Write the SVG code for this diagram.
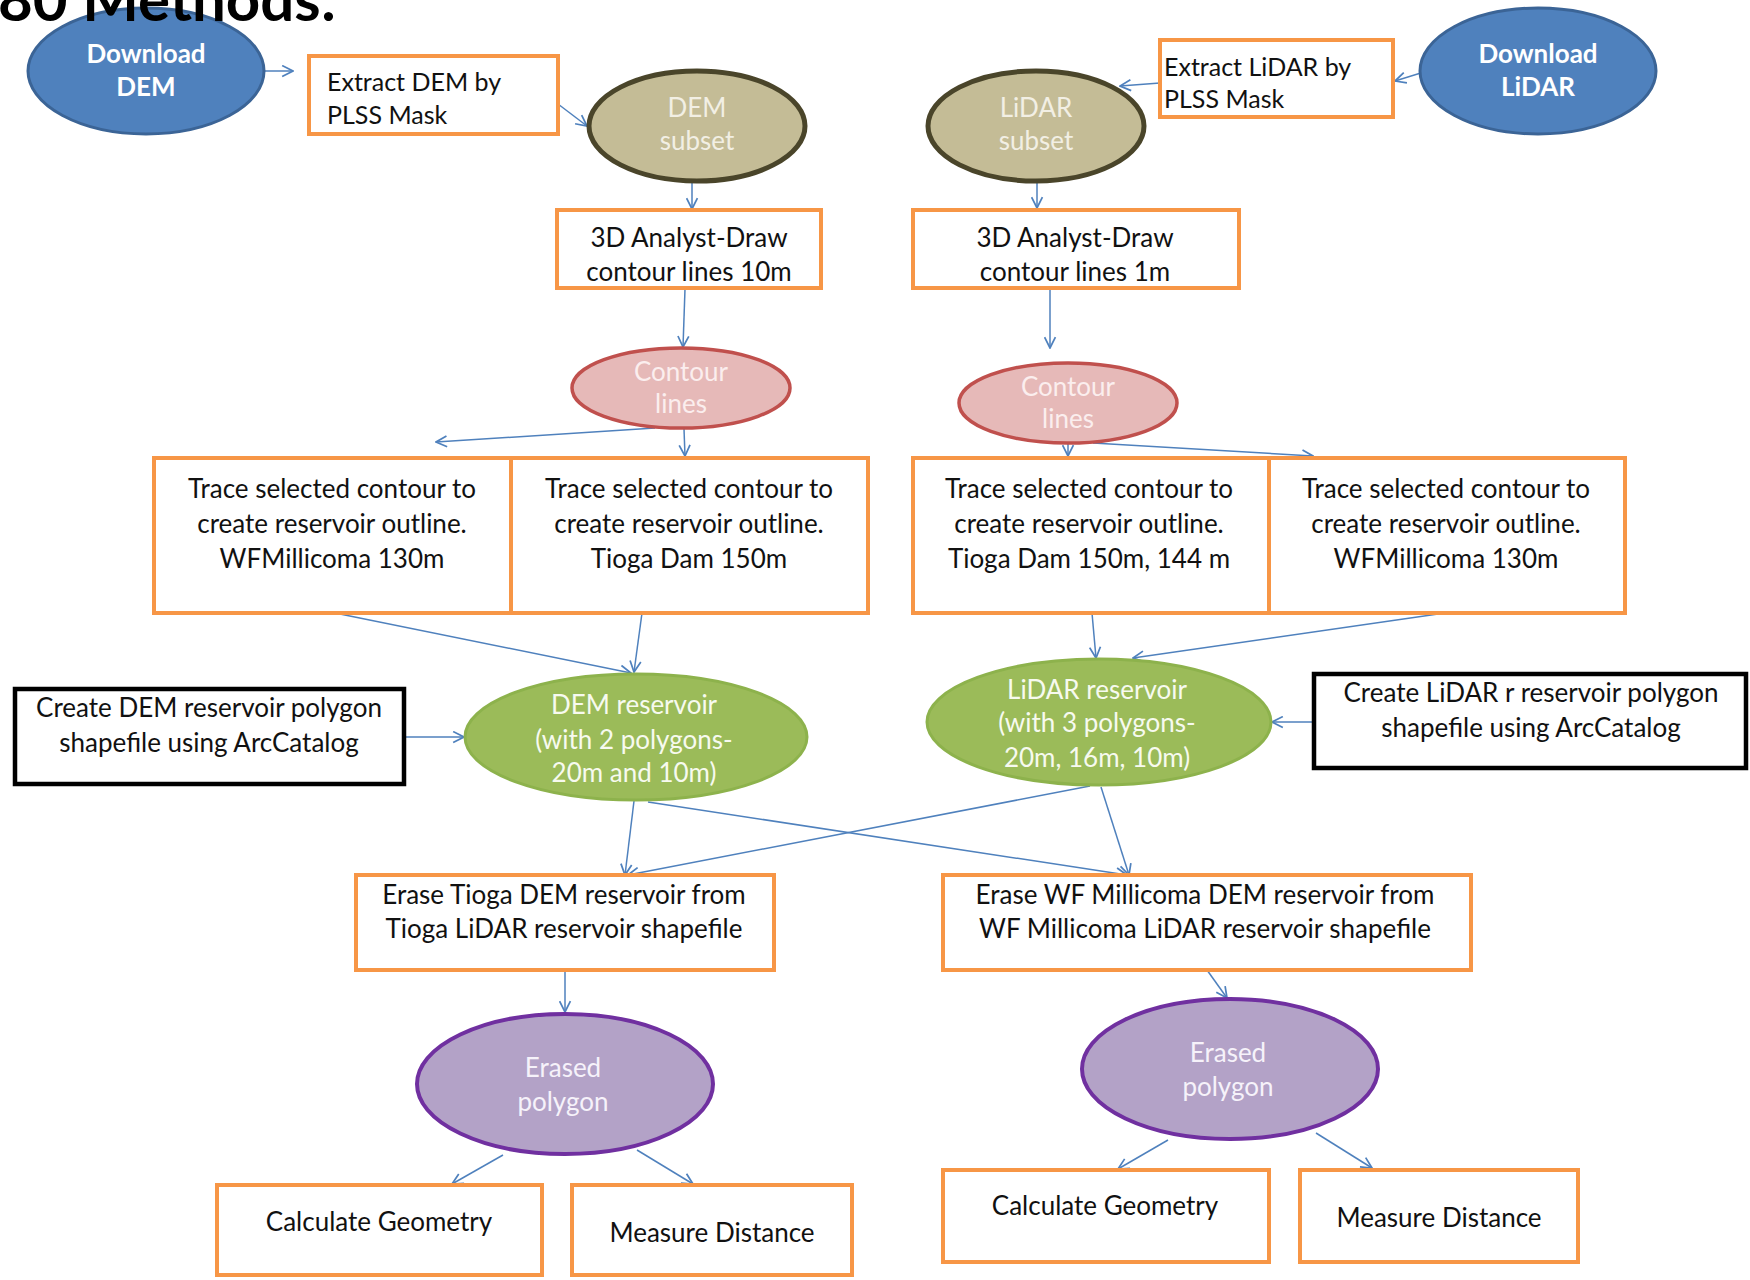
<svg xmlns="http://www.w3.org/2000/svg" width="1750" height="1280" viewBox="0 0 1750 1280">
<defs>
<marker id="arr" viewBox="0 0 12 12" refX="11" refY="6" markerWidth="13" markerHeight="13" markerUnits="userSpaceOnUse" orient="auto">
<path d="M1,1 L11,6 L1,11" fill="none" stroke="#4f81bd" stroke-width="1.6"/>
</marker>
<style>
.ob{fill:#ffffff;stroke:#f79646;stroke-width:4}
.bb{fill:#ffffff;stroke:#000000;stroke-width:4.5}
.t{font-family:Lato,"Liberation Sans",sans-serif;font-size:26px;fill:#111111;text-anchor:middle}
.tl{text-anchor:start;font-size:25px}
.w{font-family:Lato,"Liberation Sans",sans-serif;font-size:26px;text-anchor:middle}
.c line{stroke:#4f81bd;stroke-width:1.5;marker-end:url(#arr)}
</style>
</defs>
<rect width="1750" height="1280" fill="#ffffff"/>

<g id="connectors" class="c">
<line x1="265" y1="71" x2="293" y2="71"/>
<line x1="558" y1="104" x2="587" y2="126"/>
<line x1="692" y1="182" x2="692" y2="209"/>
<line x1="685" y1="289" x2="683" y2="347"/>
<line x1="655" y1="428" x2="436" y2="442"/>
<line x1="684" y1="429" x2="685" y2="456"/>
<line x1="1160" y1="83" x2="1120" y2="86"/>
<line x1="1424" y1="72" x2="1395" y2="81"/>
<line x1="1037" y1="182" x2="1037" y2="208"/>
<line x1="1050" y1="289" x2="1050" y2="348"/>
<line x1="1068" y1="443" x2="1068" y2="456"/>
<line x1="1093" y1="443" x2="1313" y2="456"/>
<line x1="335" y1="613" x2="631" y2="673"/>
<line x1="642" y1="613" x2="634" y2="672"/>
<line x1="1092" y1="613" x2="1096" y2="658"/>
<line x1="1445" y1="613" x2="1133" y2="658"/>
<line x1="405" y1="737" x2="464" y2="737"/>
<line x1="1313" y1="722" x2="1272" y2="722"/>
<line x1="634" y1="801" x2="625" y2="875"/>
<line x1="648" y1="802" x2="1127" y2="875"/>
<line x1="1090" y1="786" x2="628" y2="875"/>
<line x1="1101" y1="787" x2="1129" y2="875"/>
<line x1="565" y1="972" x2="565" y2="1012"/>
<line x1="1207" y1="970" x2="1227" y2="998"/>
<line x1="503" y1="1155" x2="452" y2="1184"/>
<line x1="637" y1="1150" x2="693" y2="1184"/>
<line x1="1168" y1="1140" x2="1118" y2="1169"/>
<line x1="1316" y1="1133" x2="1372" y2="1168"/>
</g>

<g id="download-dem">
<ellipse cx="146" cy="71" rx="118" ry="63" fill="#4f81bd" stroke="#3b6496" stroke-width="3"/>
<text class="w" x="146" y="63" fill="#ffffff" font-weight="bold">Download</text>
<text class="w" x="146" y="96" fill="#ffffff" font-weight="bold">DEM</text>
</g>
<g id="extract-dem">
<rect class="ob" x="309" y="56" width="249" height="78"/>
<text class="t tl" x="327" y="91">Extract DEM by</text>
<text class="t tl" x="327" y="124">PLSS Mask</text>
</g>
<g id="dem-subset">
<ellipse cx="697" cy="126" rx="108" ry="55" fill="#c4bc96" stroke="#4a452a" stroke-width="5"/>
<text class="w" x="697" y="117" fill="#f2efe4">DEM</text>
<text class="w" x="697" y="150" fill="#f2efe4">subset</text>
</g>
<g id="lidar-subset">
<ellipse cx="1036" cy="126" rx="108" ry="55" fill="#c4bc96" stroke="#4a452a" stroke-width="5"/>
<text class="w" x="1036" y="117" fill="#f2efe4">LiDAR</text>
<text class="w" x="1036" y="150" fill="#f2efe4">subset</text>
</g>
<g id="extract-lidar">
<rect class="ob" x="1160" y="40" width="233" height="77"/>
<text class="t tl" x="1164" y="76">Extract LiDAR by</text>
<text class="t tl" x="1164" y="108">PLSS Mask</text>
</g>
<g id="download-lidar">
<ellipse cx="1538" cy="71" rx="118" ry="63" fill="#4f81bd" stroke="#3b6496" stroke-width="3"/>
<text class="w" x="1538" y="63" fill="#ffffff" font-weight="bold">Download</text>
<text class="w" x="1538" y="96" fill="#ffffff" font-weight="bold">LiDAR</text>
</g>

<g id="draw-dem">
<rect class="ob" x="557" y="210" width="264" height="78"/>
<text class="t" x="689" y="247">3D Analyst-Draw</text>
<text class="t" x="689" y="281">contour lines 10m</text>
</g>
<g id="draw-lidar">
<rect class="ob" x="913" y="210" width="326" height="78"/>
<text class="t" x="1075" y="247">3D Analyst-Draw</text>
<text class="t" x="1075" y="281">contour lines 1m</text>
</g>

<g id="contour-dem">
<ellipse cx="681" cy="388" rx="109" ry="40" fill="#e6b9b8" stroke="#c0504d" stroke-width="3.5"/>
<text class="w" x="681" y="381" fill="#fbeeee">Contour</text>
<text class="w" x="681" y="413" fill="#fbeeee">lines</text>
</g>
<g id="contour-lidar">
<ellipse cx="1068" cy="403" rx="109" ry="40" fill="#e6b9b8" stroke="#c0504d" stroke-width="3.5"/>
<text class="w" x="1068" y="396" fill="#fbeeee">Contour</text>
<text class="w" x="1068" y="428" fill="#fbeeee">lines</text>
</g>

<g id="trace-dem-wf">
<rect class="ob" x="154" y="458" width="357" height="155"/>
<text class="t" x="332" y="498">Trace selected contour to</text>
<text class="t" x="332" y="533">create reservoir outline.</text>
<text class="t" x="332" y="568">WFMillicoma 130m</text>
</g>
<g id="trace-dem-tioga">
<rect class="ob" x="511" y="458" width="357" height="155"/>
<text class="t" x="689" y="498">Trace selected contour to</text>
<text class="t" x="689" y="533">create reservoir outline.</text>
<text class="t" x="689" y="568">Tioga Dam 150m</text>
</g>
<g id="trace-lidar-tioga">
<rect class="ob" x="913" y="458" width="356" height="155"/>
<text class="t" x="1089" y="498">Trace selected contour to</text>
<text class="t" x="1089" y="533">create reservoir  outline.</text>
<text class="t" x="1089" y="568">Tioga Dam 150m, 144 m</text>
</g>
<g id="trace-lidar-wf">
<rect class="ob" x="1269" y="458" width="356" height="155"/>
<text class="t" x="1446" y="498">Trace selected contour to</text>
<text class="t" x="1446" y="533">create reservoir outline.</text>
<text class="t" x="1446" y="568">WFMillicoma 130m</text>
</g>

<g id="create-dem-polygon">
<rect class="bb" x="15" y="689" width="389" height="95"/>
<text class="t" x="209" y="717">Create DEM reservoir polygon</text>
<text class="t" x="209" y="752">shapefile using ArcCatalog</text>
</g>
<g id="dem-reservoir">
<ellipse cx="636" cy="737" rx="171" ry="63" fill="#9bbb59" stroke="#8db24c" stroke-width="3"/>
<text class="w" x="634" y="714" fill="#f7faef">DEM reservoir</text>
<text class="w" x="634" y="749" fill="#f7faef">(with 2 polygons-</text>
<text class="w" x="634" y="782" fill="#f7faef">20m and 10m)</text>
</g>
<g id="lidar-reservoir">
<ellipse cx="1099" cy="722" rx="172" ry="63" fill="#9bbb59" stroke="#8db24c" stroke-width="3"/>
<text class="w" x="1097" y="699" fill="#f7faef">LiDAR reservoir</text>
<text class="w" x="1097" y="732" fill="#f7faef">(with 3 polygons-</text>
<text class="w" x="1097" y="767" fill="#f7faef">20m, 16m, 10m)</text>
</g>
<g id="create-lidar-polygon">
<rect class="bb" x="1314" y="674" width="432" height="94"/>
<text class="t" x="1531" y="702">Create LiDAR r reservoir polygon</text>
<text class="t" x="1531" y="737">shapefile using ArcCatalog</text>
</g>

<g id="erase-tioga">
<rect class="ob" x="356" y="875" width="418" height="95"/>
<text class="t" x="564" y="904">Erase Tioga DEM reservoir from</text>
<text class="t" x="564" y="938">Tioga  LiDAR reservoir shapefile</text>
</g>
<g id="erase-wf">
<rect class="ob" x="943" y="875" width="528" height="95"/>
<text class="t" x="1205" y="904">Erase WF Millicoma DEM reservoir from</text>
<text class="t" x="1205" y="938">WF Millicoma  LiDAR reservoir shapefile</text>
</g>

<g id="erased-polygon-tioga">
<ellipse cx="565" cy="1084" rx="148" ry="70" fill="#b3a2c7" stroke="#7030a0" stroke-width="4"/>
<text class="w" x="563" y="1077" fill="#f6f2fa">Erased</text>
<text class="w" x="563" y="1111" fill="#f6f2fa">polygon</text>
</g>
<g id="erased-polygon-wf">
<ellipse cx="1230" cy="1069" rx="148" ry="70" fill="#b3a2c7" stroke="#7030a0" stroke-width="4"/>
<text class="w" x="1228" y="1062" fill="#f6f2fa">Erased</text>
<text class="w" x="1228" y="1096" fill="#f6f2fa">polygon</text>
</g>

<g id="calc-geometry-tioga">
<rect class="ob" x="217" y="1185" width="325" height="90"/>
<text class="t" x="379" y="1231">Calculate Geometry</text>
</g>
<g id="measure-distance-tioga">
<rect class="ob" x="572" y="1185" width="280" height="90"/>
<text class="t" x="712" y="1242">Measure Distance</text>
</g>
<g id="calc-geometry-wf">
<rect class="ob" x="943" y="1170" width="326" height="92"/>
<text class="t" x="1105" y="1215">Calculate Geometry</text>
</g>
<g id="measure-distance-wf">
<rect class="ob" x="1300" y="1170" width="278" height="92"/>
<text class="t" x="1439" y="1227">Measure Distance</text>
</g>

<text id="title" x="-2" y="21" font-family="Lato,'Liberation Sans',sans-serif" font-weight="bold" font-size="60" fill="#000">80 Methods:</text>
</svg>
--
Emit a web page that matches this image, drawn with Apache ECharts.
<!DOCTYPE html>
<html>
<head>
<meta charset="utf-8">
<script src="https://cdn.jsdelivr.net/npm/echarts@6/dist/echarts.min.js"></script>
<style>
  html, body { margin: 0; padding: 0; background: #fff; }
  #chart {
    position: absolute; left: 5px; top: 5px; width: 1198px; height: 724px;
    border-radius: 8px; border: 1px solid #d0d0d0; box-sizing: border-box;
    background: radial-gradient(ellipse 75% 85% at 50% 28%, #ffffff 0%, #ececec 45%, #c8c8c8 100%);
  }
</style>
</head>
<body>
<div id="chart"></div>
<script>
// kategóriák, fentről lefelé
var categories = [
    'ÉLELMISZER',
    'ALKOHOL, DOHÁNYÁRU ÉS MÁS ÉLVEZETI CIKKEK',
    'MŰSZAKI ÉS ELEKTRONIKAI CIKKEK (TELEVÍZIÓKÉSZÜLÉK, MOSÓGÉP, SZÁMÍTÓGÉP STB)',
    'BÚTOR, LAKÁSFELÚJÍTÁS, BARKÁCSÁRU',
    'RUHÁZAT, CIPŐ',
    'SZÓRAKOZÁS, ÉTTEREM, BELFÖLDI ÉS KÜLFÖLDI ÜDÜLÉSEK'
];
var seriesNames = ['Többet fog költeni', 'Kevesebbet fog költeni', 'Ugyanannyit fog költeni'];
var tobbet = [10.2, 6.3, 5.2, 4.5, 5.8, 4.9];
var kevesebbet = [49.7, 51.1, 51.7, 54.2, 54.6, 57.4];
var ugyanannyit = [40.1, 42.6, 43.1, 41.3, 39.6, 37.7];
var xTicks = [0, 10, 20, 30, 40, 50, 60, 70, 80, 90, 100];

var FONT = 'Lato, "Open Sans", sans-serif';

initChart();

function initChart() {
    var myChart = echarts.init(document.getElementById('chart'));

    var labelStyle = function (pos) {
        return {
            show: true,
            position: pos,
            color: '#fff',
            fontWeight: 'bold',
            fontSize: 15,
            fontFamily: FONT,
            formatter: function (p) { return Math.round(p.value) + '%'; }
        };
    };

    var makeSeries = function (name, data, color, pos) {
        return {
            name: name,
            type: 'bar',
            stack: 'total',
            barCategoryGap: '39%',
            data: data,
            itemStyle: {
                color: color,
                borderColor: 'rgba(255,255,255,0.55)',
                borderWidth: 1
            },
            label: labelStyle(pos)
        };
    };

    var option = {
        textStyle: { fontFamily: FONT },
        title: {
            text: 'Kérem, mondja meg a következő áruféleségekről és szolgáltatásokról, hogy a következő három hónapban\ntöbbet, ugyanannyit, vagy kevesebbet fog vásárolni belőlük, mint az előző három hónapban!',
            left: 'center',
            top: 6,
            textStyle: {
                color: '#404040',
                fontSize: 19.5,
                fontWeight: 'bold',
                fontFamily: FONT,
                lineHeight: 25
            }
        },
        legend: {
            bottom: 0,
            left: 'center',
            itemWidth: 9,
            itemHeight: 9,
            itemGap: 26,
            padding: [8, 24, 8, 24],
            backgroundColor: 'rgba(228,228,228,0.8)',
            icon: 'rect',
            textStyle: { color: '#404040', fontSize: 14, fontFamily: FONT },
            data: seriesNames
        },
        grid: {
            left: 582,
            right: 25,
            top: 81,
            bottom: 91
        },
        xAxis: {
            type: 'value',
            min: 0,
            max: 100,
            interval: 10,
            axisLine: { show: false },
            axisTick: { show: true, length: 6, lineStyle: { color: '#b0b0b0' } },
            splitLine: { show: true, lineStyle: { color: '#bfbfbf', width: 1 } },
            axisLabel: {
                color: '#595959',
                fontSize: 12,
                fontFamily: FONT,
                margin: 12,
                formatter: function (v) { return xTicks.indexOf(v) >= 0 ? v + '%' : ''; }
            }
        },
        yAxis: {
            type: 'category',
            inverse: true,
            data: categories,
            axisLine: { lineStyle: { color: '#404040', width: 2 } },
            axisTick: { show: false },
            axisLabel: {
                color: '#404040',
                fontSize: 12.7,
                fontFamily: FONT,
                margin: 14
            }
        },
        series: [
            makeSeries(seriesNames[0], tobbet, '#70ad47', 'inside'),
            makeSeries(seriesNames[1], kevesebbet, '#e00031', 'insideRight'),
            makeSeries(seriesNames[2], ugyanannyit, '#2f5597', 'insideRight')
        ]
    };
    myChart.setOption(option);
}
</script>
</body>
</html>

Required work: Output the section opening with the line that has "Emit a web page" and closing with the line that has "var myChart = echarts.init(document.getElementById('chart'));". Keep both end lines and leave out the rest.

Reply:
Emit a web page that matches this image, drawn with Apache ECharts.
<!DOCTYPE html>
<html>
<head>
<meta charset="utf-8">
<script src="https://cdn.jsdelivr.net/npm/echarts@6/dist/echarts.min.js"></script>
<style>
  html, body { margin: 0; padding: 0; background: #fff; }
  #chart {
    position: absolute; left: 5px; top: 5px; width: 1198px; height: 724px;
    border-radius: 8px; border: 1px solid #d0d0d0; box-sizing: border-box;
    background: radial-gradient(ellipse 75% 85% at 50% 28%, #ffffff 0%, #ececec 45%, #c8c8c8 100%);
  }
</style>
</head>
<body>
<div id="chart"></div>
<script>
// kategóriák, fentről lefelé
var categories = [
    'ÉLELMISZER',
    'ALKOHOL, DOHÁNYÁRU ÉS MÁS ÉLVEZETI CIKKEK',
    'MŰSZAKI ÉS ELEKTRONIKAI CIKKEK (TELEVÍZIÓKÉSZÜLÉK, MOSÓGÉP, SZÁMÍTÓGÉP STB)',
    'BÚTOR, LAKÁSFELÚJÍTÁS, BARKÁCSÁRU',
    'RUHÁZAT, CIPŐ',
    'SZÓRAKOZÁS, ÉTTEREM, BELFÖLDI ÉS KÜLFÖLDI ÜDÜLÉSEK'
];
var seriesNames = ['Többet fog költeni', 'Kevesebbet fog költeni', 'Ugyanannyit fog költeni'];
var tobbet = [10.2, 6.3, 5.2, 4.5, 5.8, 4.9];
var kevesebbet = [49.7, 51.1, 51.7, 54.2, 54.6, 57.4];
var ugyanannyit = [40.1, 42.6, 43.1, 41.3, 39.6, 37.7];
var xTicks = [0, 10, 20, 30, 40, 50, 60, 70, 80, 90, 100];

var FONT = 'Lato, "Open Sans", sans-serif';

initChart();

function initChart() {
    var myChart = echarts.init(document.getElementById('chart'));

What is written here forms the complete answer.